Rows from a dataset of charts and code:
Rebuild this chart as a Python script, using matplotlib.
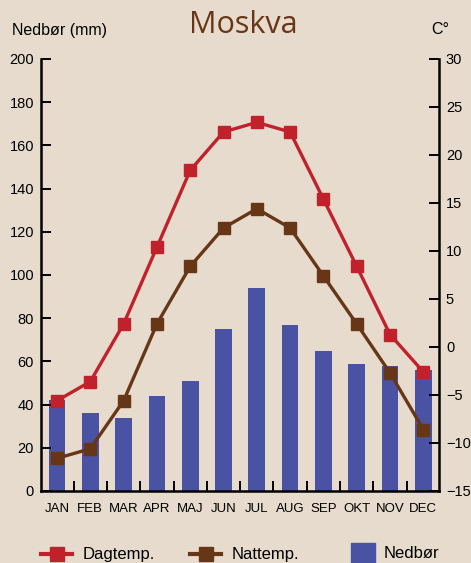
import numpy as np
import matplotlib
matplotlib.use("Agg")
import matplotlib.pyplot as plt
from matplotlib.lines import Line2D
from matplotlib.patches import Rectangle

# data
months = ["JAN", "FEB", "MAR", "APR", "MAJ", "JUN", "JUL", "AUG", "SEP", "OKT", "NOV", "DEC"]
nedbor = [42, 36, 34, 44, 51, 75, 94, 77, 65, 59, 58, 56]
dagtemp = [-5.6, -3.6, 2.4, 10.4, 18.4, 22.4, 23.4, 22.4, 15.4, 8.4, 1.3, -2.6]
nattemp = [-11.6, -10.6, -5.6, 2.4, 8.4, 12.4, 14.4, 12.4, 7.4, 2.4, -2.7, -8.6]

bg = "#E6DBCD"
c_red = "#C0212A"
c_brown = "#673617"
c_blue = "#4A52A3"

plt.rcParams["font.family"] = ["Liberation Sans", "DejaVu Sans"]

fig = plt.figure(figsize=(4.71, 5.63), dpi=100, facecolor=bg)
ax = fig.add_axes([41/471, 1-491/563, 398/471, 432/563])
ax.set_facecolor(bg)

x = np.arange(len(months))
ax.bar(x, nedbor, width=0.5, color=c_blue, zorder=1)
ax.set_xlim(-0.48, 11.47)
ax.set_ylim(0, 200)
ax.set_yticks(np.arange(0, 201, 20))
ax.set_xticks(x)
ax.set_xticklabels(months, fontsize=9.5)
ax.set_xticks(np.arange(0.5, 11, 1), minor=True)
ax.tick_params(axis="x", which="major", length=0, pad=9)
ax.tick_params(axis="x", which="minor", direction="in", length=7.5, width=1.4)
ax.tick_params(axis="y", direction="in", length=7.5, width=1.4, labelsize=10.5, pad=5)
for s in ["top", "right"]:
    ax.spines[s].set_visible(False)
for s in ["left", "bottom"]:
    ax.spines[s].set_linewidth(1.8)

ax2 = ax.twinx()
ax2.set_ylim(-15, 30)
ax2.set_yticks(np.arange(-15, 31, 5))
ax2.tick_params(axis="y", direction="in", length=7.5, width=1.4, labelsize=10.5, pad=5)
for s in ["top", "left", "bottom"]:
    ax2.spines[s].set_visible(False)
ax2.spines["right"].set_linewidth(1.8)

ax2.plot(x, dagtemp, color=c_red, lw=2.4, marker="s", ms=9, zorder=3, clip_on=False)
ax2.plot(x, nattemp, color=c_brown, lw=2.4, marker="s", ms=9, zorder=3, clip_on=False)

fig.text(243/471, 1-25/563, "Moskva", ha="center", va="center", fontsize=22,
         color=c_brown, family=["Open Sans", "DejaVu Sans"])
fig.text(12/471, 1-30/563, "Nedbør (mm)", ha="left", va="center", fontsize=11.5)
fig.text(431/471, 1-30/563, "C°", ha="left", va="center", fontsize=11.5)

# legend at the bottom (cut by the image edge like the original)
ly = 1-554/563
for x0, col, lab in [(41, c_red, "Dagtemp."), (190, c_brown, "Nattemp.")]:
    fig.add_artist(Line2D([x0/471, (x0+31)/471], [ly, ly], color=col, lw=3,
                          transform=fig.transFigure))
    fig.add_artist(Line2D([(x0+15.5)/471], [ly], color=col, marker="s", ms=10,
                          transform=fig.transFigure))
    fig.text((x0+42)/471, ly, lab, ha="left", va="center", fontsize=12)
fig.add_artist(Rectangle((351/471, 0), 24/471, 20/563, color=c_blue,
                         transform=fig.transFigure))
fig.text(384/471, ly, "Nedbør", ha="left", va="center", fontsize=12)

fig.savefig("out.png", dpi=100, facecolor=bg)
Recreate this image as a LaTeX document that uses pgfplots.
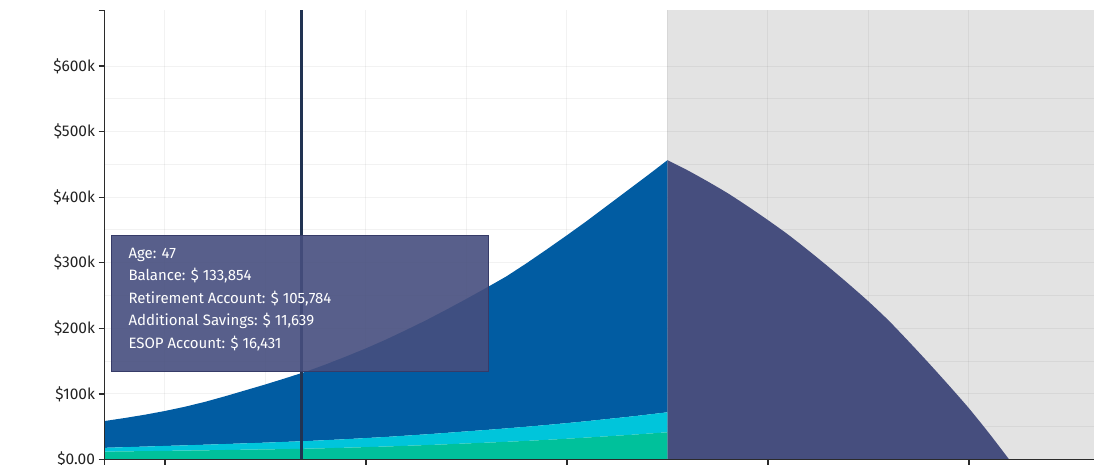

Written instruction: Copy each line of the listing that includes "image".

Result of the task:
# legend at the bottom (cut by the image edge like the original)
Recreate this image as a LaTeX document that uses pgfplots.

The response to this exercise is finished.